Martha Barr - BA (Hons) Fine Art
The Stages of Being
Martha Barr's work addressing the many contradictions surrounding the body, from functionality and reproduction, to sex, cosmetic surgery, censorship and aging. She embraces the realities of our ‘volatile, messy, leaky, bodies’ that society deems too 'ugly' or 'grotesque', creating sculptures that depict our visceral embodiment with immense honesty.
The Stages of Being is an ongoing series of durational installations where the artist grapples with the raw unpredictability of clay, embracing its weight and spillage. A clinical metal frame and fragile glass intravenous drip-bags support and feed the knotted, fleshy terracotta shapes, re-emphasizing their fight against gravity and time. Gradually, the mass grows, in turn spilling, swaying, dripping, ripping and pulsating, as if alive.
Lying at the centre of Barr’s investigation is her obsession with clay, building an intimate relationship with her forms as she physically manipulates, smooths and becomes absorbed into her medium. Intuitively she builds large organic vessels using the traditional method of coiling, rendering clay as flesh. What results are haptic, ambiguous post-human forms that exist in a singular time and space. Ultimately, they dry, crack, and fall allowing it to be recycled into an entirely new entity, leaving only a complex web of slings and ropes where it had once precariously hung.

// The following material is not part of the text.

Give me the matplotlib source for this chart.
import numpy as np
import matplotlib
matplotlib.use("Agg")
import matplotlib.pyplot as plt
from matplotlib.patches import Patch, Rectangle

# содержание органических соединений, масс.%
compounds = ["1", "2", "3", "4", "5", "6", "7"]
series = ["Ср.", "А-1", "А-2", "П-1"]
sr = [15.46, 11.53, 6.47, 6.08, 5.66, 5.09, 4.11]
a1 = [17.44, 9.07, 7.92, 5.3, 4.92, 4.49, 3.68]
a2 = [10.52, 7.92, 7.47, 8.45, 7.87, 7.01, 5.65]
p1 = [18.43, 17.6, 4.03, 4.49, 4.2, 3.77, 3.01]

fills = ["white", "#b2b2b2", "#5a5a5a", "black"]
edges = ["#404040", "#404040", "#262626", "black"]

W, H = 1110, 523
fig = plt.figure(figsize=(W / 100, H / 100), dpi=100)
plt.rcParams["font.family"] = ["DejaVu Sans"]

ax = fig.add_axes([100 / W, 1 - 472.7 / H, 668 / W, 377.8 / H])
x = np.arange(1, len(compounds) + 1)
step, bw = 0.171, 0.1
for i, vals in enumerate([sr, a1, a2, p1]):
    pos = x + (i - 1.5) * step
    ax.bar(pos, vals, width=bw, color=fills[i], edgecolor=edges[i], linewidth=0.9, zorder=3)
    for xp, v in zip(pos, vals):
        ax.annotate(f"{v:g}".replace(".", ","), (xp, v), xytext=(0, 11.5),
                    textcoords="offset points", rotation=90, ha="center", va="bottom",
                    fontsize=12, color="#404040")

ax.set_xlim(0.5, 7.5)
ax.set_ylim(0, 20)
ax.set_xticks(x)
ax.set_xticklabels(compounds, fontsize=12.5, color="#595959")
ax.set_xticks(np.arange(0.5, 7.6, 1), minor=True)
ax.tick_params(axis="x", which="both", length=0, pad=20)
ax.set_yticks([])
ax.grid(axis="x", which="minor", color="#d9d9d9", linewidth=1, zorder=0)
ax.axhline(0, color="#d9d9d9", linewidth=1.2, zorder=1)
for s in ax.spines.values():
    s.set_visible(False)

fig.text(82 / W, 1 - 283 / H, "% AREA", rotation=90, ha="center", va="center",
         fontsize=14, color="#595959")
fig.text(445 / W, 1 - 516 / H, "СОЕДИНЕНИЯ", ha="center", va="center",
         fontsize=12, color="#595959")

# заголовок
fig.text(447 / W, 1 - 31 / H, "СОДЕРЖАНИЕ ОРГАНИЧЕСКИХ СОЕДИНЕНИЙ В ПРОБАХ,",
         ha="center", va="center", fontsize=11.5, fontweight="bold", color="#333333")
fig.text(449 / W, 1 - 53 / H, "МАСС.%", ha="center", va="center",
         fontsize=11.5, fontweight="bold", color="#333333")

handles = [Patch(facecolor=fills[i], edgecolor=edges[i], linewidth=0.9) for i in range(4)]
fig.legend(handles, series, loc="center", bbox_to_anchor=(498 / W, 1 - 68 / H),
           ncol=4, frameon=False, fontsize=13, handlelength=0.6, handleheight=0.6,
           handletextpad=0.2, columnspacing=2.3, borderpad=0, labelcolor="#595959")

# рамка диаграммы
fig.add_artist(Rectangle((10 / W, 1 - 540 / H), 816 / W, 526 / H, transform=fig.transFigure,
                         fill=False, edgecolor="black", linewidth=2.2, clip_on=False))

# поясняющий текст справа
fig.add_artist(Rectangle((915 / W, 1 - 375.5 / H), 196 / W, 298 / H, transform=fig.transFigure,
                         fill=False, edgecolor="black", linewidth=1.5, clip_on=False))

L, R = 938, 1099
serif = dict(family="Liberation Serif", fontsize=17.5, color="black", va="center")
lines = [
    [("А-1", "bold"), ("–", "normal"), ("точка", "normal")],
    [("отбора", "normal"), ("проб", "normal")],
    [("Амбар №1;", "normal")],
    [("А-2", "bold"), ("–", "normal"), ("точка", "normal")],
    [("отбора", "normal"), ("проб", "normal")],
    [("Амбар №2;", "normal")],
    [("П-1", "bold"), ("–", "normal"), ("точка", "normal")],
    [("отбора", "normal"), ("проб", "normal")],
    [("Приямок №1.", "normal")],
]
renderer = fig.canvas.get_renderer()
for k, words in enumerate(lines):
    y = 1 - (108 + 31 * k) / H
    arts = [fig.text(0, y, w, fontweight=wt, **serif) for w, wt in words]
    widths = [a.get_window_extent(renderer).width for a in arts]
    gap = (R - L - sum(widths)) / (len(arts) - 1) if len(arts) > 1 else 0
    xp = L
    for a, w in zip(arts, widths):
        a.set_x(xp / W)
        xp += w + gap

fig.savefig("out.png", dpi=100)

Although vast in scale, Barr's anthropomorphic organisms remain intimate, imbued with a melancholy – holding the emotions we hide within ourselves. At their heart, they speak of themes around sex, atrophy, violence and death, and allow Barr to blur the boundaries of what's functional, fragile, threatening, theatrical and surgical. Ultimately, over time, Barr feels an overwhelming need to protect them while having to surrender to something already lost.